** START **

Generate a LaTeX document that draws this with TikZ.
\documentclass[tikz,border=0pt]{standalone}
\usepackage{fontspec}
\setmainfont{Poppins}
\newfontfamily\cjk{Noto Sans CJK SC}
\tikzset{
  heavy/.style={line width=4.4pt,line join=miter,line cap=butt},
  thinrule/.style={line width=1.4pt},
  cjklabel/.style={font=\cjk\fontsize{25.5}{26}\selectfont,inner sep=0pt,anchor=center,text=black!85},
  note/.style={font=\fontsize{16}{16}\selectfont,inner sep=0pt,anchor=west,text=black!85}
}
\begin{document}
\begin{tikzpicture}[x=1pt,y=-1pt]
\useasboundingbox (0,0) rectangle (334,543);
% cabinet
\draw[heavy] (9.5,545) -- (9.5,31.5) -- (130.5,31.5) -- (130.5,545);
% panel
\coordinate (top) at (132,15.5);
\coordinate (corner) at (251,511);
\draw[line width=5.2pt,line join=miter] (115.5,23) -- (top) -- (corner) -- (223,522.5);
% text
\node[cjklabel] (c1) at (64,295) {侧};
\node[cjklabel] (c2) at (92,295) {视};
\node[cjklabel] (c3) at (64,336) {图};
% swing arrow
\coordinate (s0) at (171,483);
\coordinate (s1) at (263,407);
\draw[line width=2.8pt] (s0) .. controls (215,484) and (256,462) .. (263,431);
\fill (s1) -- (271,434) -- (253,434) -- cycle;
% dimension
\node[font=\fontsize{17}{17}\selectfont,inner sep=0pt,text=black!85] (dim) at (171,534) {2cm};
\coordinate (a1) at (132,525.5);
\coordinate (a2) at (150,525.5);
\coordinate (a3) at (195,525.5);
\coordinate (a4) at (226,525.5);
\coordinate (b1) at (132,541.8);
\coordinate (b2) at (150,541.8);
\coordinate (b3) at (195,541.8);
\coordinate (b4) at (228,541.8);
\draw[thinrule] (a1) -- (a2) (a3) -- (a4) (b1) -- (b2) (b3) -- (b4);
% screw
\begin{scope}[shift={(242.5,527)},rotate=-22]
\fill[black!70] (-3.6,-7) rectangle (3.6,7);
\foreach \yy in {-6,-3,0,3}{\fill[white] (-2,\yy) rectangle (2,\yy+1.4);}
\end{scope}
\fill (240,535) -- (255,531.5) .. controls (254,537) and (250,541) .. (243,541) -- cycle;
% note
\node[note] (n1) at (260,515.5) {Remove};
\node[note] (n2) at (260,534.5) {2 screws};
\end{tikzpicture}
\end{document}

** END **

> [To be done] Output all of the data again, exactly.

> [Solution to the problem]
Generate a LaTeX document that draws this with TikZ.
\documentclass[tikz,border=0pt]{standalone}
\usepackage{fontspec}
\setmainfont{Poppins}
\newfontfamily\cjk{Noto Sans CJK SC}
\tikzset{
  heavy/.style={line width=4.4pt,line join=miter,line cap=butt},
  thinrule/.style={line width=1.4pt},
  cjklabel/.style={font=\cjk\fontsize{25.5}{26}\selectfont,inner sep=0pt,anchor=center,text=black!85},
  note/.style={font=\fontsize{16}{16}\selectfont,inner sep=0pt,anchor=west,text=black!85}
}
\begin{document}
\begin{tikzpicture}[x=1pt,y=-1pt]
\useasboundingbox (0,0) rectangle (334,543);
% cabinet
\draw[heavy] (9.5,545) -- (9.5,31.5) -- (130.5,31.5) -- (130.5,545);
% panel
\coordinate (top) at (132,15.5);
\coordinate (corner) at (251,511);
\draw[line width=5.2pt,line join=miter] (115.5,23) -- (top) -- (corner) -- (223,522.5);
% text
\node[cjklabel] (c1) at (64,295) {侧};
\node[cjklabel] (c2) at (92,295) {视};
\node[cjklabel] (c3) at (64,336) {图};
% swing arrow
\coordinate (s0) at (171,483);
\coordinate (s1) at (263,407);
\draw[line width=2.8pt] (s0) .. controls (215,484) and (256,462) .. (263,431);
\fill (s1) -- (271,434) -- (253,434) -- cycle;
% dimension
\node[font=\fontsize{17}{17}\selectfont,inner sep=0pt,text=black!85] (dim) at (171,534) {2cm};
\coordinate (a1) at (132,525.5);
\coordinate (a2) at (150,525.5);
\coordinate (a3) at (195,525.5);
\coordinate (a4) at (226,525.5);
\coordinate (b1) at (132,541.8);
\coordinate (b2) at (150,541.8);
\coordinate (b3) at (195,541.8);
\coordinate (b4) at (228,541.8);
\draw[thinrule] (a1) -- (a2) (a3) -- (a4) (b1) -- (b2) (b3) -- (b4);
% screw
\begin{scope}[shift={(242.5,527)},rotate=-22]
\fill[black!70] (-3.6,-7) rectangle (3.6,7);
\foreach \yy in {-6,-3,0,3}{\fill[white] (-2,\yy) rectangle (2,\yy+1.4);}
\end{scope}
\fill (240,535) -- (255,531.5) .. controls (254,537) and (250,541) .. (243,541) -- cycle;
% note
\node[note] (n1) at (260,515.5) {Remove};
\node[note] (n2) at (260,534.5) {2 screws};
\end{tikzpicture}
\end{document}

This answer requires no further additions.